Embedded in every scene is a theme that other women will recognize:  Moms love their children absolutely, but they feel themselves being held to an impossible standard.  They, their husbands and their children need to renegotiate the deal.

Yes, it's R-rated and the family-movie scolds warn strongly against taking your children to see it.  But it's not nearly as sleazy as "The Hangover" and it's downright wholesome compared to "Suicide Squad," which cost 16 times as much to make and now is spawning the release of fun Halloween costumes that mimic its violent characters.

Friday, August 5, 2016

The Most Famous Bathroom in the Country

We were walking in downtown Nashville yesterday when the Significant Other suggested stopping at the Hermitage Hotel, a traditional place that got a major renovation around 2003.  He'd visited earlier on a business trip.

What a good idea.   The Hermitage is beautiful, really beautiful. Here is a picture of the Grand Lobby, which is a few steps up a handsome stairway from the front door.


You don't see rooms like this at the Hilton or the Omni.

We stopped by the front desk to ask about restaurants, and the clerk mentioned the Grille Room, down a short flight.

"And you'll want to see the men's room too," she said, looking at me.

I gaped.  I dress like a girl, and while I can be assertive at times, I've never suffered any gender dysmorphia.

"It's art deco, and it's famous," said the clerk.  "If there are no men in there, women can go in."
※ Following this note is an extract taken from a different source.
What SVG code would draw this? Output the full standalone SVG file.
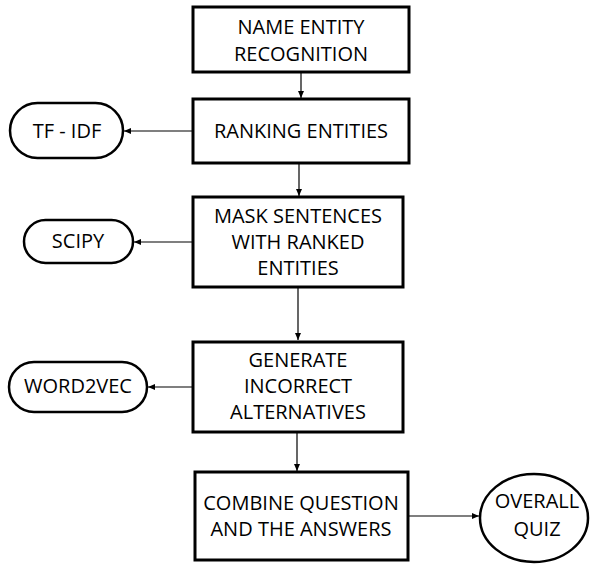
<svg xmlns="http://www.w3.org/2000/svg" width="595" height="566" viewBox="0 0 595 566">
<style>
.box{fill:#fff;stroke:#000;stroke-width:3}
.pill{fill:#fff;stroke:#000;stroke-width:2.5}
.t{font-family:"Open Sans","DejaVu Sans",sans-serif;font-size:20px;fill:#000;text-anchor:middle}
.c{stroke:#000;stroke-width:1.2;fill:none;marker-end:url(#ah)}
</style>
<defs>
<marker id="ah" markerWidth="8" markerHeight="8" refX="7" refY="4" orient="auto" markerUnits="userSpaceOnUse">
<path d="M0,1 L7,4 L0,7 Z" fill="#000"/>
</marker>
</defs>
<rect width="595" height="566" fill="#fff"/>
<g id="connectors">
<line class="c" x1="301" y1="72" x2="301" y2="98"/>
<line class="c" x1="193" y1="131" x2="124" y2="131"/>
<line class="c" x1="299" y1="163" x2="299" y2="196"/>
<line class="c" x1="193" y1="242" x2="134" y2="242"/>
<line class="c" x1="298" y1="287" x2="298" y2="340"/>
<line class="c" x1="193" y1="387" x2="148" y2="387"/>
<line class="c" x1="297" y1="432" x2="297" y2="471"/>
<line class="c" x1="408" y1="516" x2="479" y2="516"/>
</g>
<g id="n1"><rect class="box" x="193" y="7" width="216" height="65"/>
<text class="t" x="301" y="34">NAME ENTITY</text><text class="t" x="301" y="61">RECOGNITION</text></g>
<g id="n2"><rect class="box" x="193" y="99" width="216" height="64"/>
<text class="t" x="301" y="138">RANKING ENTITIES</text></g>
<g id="tfidf"><rect class="pill" x="10" y="103" width="113" height="55" rx="27.5"/>
<text class="t" x="67" y="138">TF - IDF</text></g>
<g id="n3"><rect class="box" x="193" y="197" width="210" height="90"/>
<text class="t" x="298" y="223">MASK SENTENCES</text><text class="t" x="298" y="249">WITH RANKED</text><text class="t" x="298" y="275">ENTITIES</text></g>
<g id="scipy"><rect class="pill" x="24" y="220" width="109" height="43" rx="21.5"/>
<text class="t" x="78" y="248">SCIPY</text></g>
<g id="n4"><rect class="box" x="193" y="342" width="210" height="90"/>
<text class="t" x="298" y="367">GENERATE</text><text class="t" x="298" y="393">INCORRECT</text><text class="t" x="298" y="419">ALTERNATIVES</text></g>
<g id="w2v"><rect class="pill" x="9" y="362" width="138" height="50" rx="25"/>
<text class="t" x="78" y="393">WORD2VEC</text></g>
<g id="n5"><rect class="box" x="195" y="472" width="213" height="88"/>
<text class="t" x="301" y="510">COMBINE QUESTION</text><text class="t" x="301" y="536">AND THE ANSWERS</text></g>
<g id="quiz"><ellipse class="pill" cx="534" cy="518" rx="54" ry="44"/>
<text class="t" x="537" y="508">OVERALL</text><text class="t" x="537" y="536">QUIZ</text></g>
</svg>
Who could ignore an offer like that?  We went downstairs, and the Significant Other checked to see that no guys were doing their business in the men's room.

It's quite something.








As you can see, the room is large and square, definitely not the style today.  Its walls are horizontal stripes of shiny green and black tiles, and there is a nicely patterned terrazzo floor.  There is even a shoeshine stand with an old-fashioned black telephone on a table alongside.  No shoeshine attendant, however.

Women really seem to like the place.  Many have posted pictures online of themselves there, sometimes in groups sitting on the toilets.  In fact, the chick vote may have helped the spot win a most-beautiful-bathroom-in-the-country award a few years back.  (If you think about it, though, this bathroom had double the potential voting audience, which seems a little unfair.)

It is said this bathroom has been featured in several period movies, but I don't believe it.  No gaffer could set up effective lighting with that kind of glare off the tile and bare bulbs.

I also don't believe men use it all that often.  Who wants to be caught at the urinal when some woman with a cellphone camera could come barging in at any moment?